V.6. Synthèse des résultats

Avec ce travail nous avons cherché à analyser l’impact cognitif des versions P et R des films sur leur utilisation par les élèves. Les résultats quantitatifs obtenus sont importants pour la création et l’utilisation des films scientifiques dont la production est souvent contrainte par la réalisation des images à cause de contingences matérielles. En revanche, une plus grande liberté apparaît pour l’écriture du texte d’accompagnement. Celui-ci peut décrire ce qui est vu, mettant en mot les images : « la solution bleue devient jaune », ou en décrire une reconstruction : « l’indicateur coloré change de forme ». Par ailleurs, on ne peut pas toujours utiliser les deux styles parce que le rythme des images fixe la longueur du texte d’accompagnement, imposant souvent de faire un choix.
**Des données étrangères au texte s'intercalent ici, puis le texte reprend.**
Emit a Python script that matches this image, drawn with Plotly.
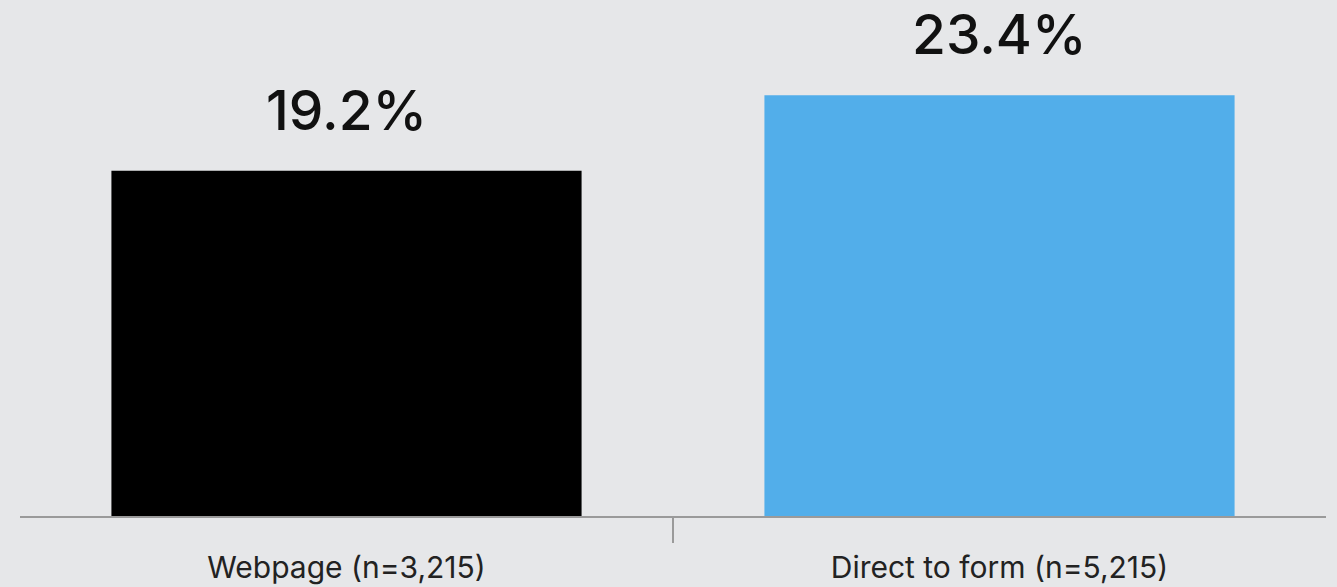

Il se peut aussi que le public pour lequel le film a été créé ne soit pas en mesure de s’intéresser indifféremment à un style ou à l’autre.

L’utilisation par 16 élèves des connaissances mises en jeu dans les films a montré que les versions P conduisent à une plus grande utilisation des images (règle 1), et que les connaissances issues du texte d’accompagnement sont plutôt, comme dans le film, de nature perceptible (règle 2). En revanche, les films R pour lesquels l’image est moins utilisée donnent lieu à un discours des élèves utilisant plus fréquemment le vocabulaire spécifique de la chimie. Nos résultats montrent que suivant le caractère perceptible ou reconstruit du texte d’accompagnement, les films scientifiques n’ont pas le même impact sur l’usage qui est fait des images par les spectateurs comme en atteste la nature des connaissances qui sont réutilisées dans des conditions très voisines. Le texte d’un film plutôt reconstruit, plus difficile à comprendre par les termes mis en jeu, met le spectateur dans un contexte de réutilisation plus scientifique. Le coût cognitif qu’il investit pour comprendre le film est rentabilisé par une possibilité de réutiliser les connaissances reconstruites.

La similarité des résultats des deux expérimentations montre que l’utilisation des informations contenues dans le film, que l’on ait le film sous les yeux (cas de l’hyperfilm) ou pas (films indépendants), ne semble pas être un facteur d’influence. Dans le second cas, les élèves travaillaient donc avec le souvenir, certes récent, des films qu’il venait de voir. Au chapitre IV, nous avons montré que la mémorisation des films était rendue plus difficile par l’abondance des événements présentés et qu’elle passait par une narration des images avec les mots propres de l’élève, plutôt que par une restitution de fragments de textes du film. L’expérimentation avec les films indépendants, pour laquelle nous avons trouvé une exception notable à la règle 1 s’explique donc. L’élève, en travaillant avec le souvenir du film, a eu tendance à en utiliser les images plus que le texte.